Promoting a reparative instead of a degenerative outcome from loading of fatigue-damaged tendons

Summary

This research project investigates the biological mechanisms that promote tendon repair versus degeneration after fatigue injury, focusing on the roles of glycosaminoglycans (GAGs), αSMA+ cells, and integrin α5.

What they want

The project aims to test three hypotheses: (1) the increase in GAGs after fatigue injury modulates the mechanical environment of cells in damaged tendons, leading to an increase in αSMA+ cells and integrin α5; (2) the increase in αSMA+ cells will largely decrease the area of high matrix damage and mediate tissue repair; and (3) integrin α5 protects cells from apoptosis in response to higher loading but promotes a catabolic response from surviving α5+/tenocytes while enhancing the functionality of α5+/αSMA+ cells.
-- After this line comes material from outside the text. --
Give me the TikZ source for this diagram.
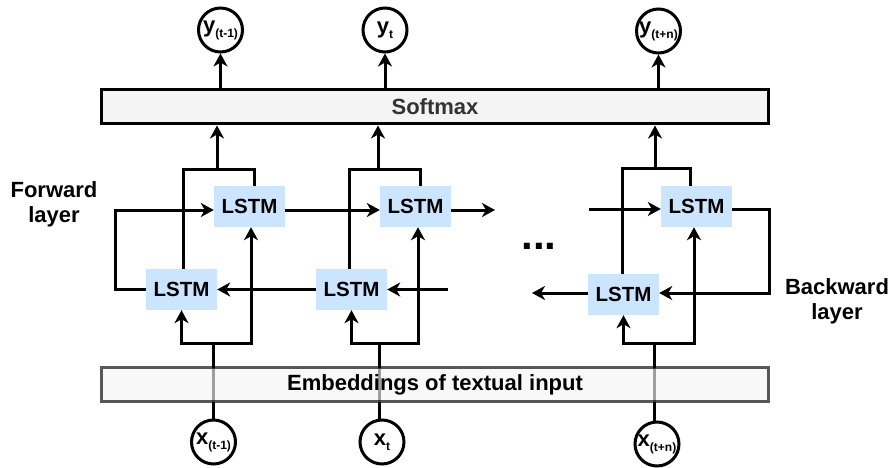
\documentclass[tikz,border=0pt]{standalone}
\usepackage{fontspec}
\setmainfont{Liberation Sans}
\usetikzlibrary{arrows.meta}
\definecolor{lstmblue}{HTML}{CCE5FF}
\definecolor{barfill}{HTML}{F4F4F4}
\definecolor{softtext}{HTML}{333333}
\newcommand{\ioText}[2]{{\fontsize{22}{22}\selectfont #1}\raisebox{-5pt}{\fontsize{12}{12}\selectfont #2}}
\begin{document}
\begin{tikzpicture}[x=1pt,y=-1pt,
  ln/.style={line width=3pt, draw=black},
  arr/.style={ln, -{Stealth[length=13pt,width=14pt,inset=4pt]}},
  lstm/.style={fill=lstmblue, minimum width=71pt, minimum height=41pt, inner sep=0pt,
    font=\fontsize{20.5}{20.5}\selectfont\bfseries},
  io/.style={circle, draw, line width=3pt, minimum size=44pt, inner sep=0pt, fill=white,
    font=\bfseries},
  bar/.style={draw, line width=3pt, minimum width=667pt, minimum height=34pt, inner sep=0pt,
    font=\fontsize{22}{22}\selectfont\bfseries},
  lbl/.style={align=center, font=\fontsize{22}{25}\selectfont\bfseries}]
\useasboundingbox (0,0) rectangle (892,468);

% output symbols
\node[io] (y1) at (220.5,30) {\ioText{y}{(t-1)}};
\node[io] (y2) at (385,30) {\ioText{y}{t}};
\node[io] (y3) at (658.5,31) {\ioText{y}{(t+n)}};

% input symbols
\node[io] (x1) at (213.5,442) {\ioText{x}{(t-1)}};
\node[io] (x2) at (382,442) {\ioText{x}{t}};
\node[io] (x3) at (657,444) {\ioText{x}{(t+n)}};

% softmax layer
\node[bar, fill=barfill, text=softtext] (soft) at (435,107) {Softmax};

% forward cells
\node[lstm] (f1) at (249.5,206.5) {LSTM};
\node[lstm] (f2) at (415.5,206.5) {LSTM};
\node[lstm] (f3) at (696.5,206.5) {LSTM};
% backward cells
\node[lstm] (b1) at (181.5,289.5) {LSTM};
\node[lstm] (b2) at (351.5,289.5) {LSTM};
\node[lstm] (b3) at (623.5,294.5) {LSTM};

% layer labels and gap marker
\node[lbl] (fwd) at (54,204) {Forward\\layer};
\node[lbl] (bwd) at (837,301) {Backward\\layer};
\node[font=\fontsize{42}{42}\selectfont\bfseries] (dots) at (539,246) {...};

% helper points
\coordinate (k1) at (213,343);
\coordinate (k2) at (379,343);
\coordinate (k3) at (654,343);
\coordinate (m1) at (217,170);
\coordinate (m2) at (378,170);
\coordinate (m3) at (655,169);
\coordinate (lc) at (115,250);
\coordinate (rc) at (769,250);
\coordinate (fe) at (495,210);
\coordinate (fs) at (589,209);
\coordinate (be) at (532,293);
\coordinate (bs) at (448,289.5);

% softmax to outputs
\draw[arr] (y1.south |- soft.north) -- (y1.south);
\draw[arr] (y2.south |- soft.north) -- (y2.south);
\draw[arr] (y3.south |- soft.north) -- (y3.south);

% merged states into softmax
\draw[ln] ([xshift=1.5pt]b1.north) |- (m1) -| ([xshift=4.5pt]f1.north);
\draw[ln] ([xshift=-2.5pt]b2.north) |- (m2) -| ([xshift=4.5pt]f2.north);
\draw[ln] ([xshift=-1.5pt]b3.north) |- (m3) -| ([xshift=-6.5pt]f3.north);
\draw[arr] (m1) -- (m1 |- soft.south);
\draw[arr] (m2) -- (m2 |- soft.south);
\draw[arr] (m3) -- (m3 |- soft.south);

% inputs fan out to both directions
\draw[ln] (k1 |- x1.north) -- (k1);
\draw[ln] (k2 |- x2.north) -- (k2);
\draw[ln] (k3 |- x3.north) -- (k3);
\draw[arr] (k1) -| (b1.south);
\draw[arr] (k1) -| ([xshift=1.5pt]f1.south);
\draw[arr] (k2) -| (b2.south);
\draw[arr] (k2) -| ([xshift=2.5pt]f2.south);
\draw[arr] (k3) -| (b3.south);
\draw[arr] (k3) -| ([xshift=-2.5pt]f3.south);

% forward recurrence
\draw[arr] (b1.west) -| (lc) |- ([yshift=-3.5pt]f1.west);
\draw[arr] ([yshift=-3.5pt]f1.east) -- ([yshift=-3.5pt]f2.west);
\draw[arr] ([yshift=-3.5pt]f2.east) -- (fe);
\draw[arr] (fs) -- ([yshift=-2.5pt]f3.west);

% backward recurrence
\draw[arr] ([yshift=-2.5pt]f3.east) -| (rc) |- ([yshift=1.5pt]b3.east);
\draw[arr] ([yshift=1.5pt]b3.west) -- (be);
\draw[arr] (bs) -- (b2.east);
\draw[arr] (b2.west) -- (b1.east);

% embedding layer, translucent over the input lines
\node[bar, fill=barfill, fill opacity=0.65, draw opacity=0.65, text opacity=1] (emb) at (435,384.5) {Embeddings of textual input};
\end{tikzpicture}
\end{document}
Experimental approaches include in vivo depletion of hyaluronan (HA) and dermatan sulfate (DS), pharmaceutical inhibition of αSMA+ cells (using Simvastatin) and integrin α5 (using ATN-161), and scRNAseq to compare cell populations associated with repair versus degeneration.

Deliverables

Inform diagnostics to guide management of tendon injuries
Inform therapeutics by determining key biological drivers of repair

Technical requirements

In vivo model of sub-rupture fatigue damage accumulation using the rat patellar tendon
Depletion of HA and DS in vivo
Pharmaceutical inhibition of αSMA+ cells (using Simvastatin)
Pharmaceutical blocking of integrin α5 (using ATN-161)
scRNAseq for cell population comparison